> [Directive] Quote the listing below in full and exactly as written, but omit every picture.
---
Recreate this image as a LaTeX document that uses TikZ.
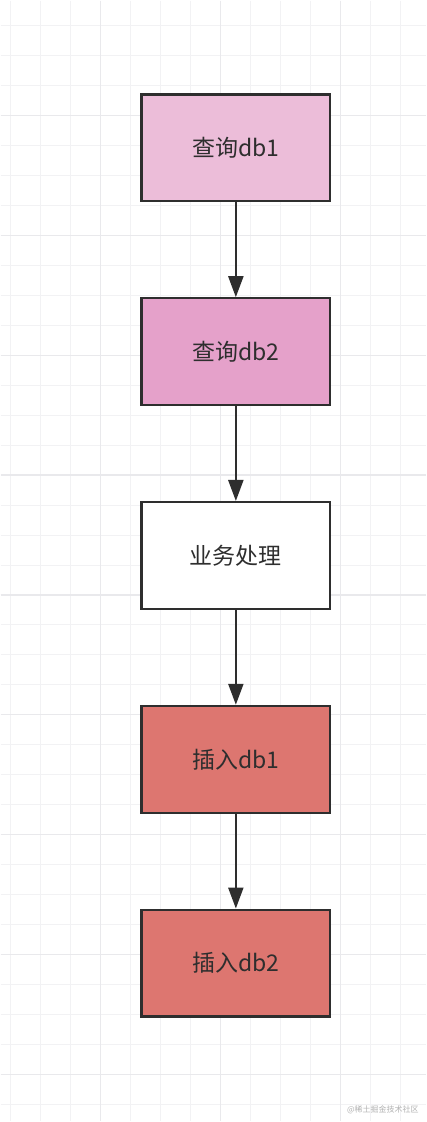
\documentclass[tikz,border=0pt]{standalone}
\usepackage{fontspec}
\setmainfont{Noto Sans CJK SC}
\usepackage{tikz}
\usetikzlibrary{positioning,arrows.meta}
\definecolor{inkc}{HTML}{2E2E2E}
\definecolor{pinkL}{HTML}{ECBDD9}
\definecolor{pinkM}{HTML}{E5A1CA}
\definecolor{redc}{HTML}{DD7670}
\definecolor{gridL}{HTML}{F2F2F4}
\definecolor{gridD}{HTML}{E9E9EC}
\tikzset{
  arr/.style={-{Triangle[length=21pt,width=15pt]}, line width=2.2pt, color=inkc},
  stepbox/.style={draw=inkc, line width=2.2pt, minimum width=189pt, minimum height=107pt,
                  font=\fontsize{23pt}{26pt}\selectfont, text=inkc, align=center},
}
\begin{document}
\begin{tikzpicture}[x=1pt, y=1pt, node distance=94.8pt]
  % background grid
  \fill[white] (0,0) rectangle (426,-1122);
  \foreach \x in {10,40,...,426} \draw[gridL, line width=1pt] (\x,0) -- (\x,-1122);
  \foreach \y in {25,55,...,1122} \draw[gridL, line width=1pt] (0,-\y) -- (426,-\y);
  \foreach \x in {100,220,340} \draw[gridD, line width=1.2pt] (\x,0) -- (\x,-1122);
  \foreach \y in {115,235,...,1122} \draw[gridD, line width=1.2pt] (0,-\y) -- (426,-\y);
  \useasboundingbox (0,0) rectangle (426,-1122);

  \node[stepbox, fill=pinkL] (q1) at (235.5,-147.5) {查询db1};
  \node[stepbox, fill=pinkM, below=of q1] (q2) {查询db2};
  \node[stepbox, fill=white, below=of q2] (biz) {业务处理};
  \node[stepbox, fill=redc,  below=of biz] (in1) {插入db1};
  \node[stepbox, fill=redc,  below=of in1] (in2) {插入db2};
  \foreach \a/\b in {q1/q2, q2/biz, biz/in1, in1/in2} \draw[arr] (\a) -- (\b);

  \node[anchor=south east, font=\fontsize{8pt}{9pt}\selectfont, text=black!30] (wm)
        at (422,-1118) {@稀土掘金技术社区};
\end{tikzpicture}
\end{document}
---
> [Answer for the task]
Recreate this image as a LaTeX document that uses TikZ.
\documentclass[tikz,border=0pt]{standalone}
\usepackage{fontspec}
\setmainfont{Noto Sans CJK SC}
\usepackage{tikz}
\usetikzlibrary{positioning,arrows.meta}
\definecolor{inkc}{HTML}{2E2E2E}
\definecolor{pinkL}{HTML}{ECBDD9}
\definecolor{pinkM}{HTML}{E5A1CA}
\definecolor{redc}{HTML}{DD7670}
\definecolor{gridL}{HTML}{F2F2F4}
\definecolor{gridD}{HTML}{E9E9EC}
\tikzset{
  arr/.style={-{Triangle[length=21pt,width=15pt]}, line width=2.2pt, color=inkc},
  stepbox/.style={draw=inkc, line width=2.2pt, minimum width=189pt, minimum height=107pt,
                  font=\fontsize{23pt}{26pt}\selectfont, text=inkc, align=center},
}
\begin{document}
\begin{tikzpicture}[x=1pt, y=1pt, node distance=94.8pt]
  % background grid
  \fill[white] (0,0) rectangle (426,-1122);
  \foreach \x in {10,40,...,426} \draw[gridL, line width=1pt] (\x,0) -- (\x,-1122);
  \foreach \y in {25,55,...,1122} \draw[gridL, line width=1pt] (0,-\y) -- (426,-\y);
  \foreach \x in {100,220,340} \draw[gridD, line width=1.2pt] (\x,0) -- (\x,-1122);
  \foreach \y in {115,235,...,1122} \draw[gridD, line width=1.2pt] (0,-\y) -- (426,-\y);
  \useasboundingbox (0,0) rectangle (426,-1122);

  \node[stepbox, fill=pinkL] (q1) at (235.5,-147.5) {查询db1};
  \node[stepbox, fill=pinkM, below=of q1] (q2) {查询db2};
  \node[stepbox, fill=white, below=of q2] (biz) {业务处理};
  \node[stepbox, fill=redc,  below=of biz] (in1) {插入db1};
  \node[stepbox, fill=redc,  below=of in1] (in2) {插入db2};
  \foreach \a/\b in {q1/q2, q2/biz, biz/in1, in1/in2} \draw[arr] (\a) -- (\b);

  \node[anchor=south east, font=\fontsize{8pt}{9pt}\selectfont, text=black!30] (wm)
        at (422,-1118) {@稀土掘金技术社区};
\end{tikzpicture}
\end{document}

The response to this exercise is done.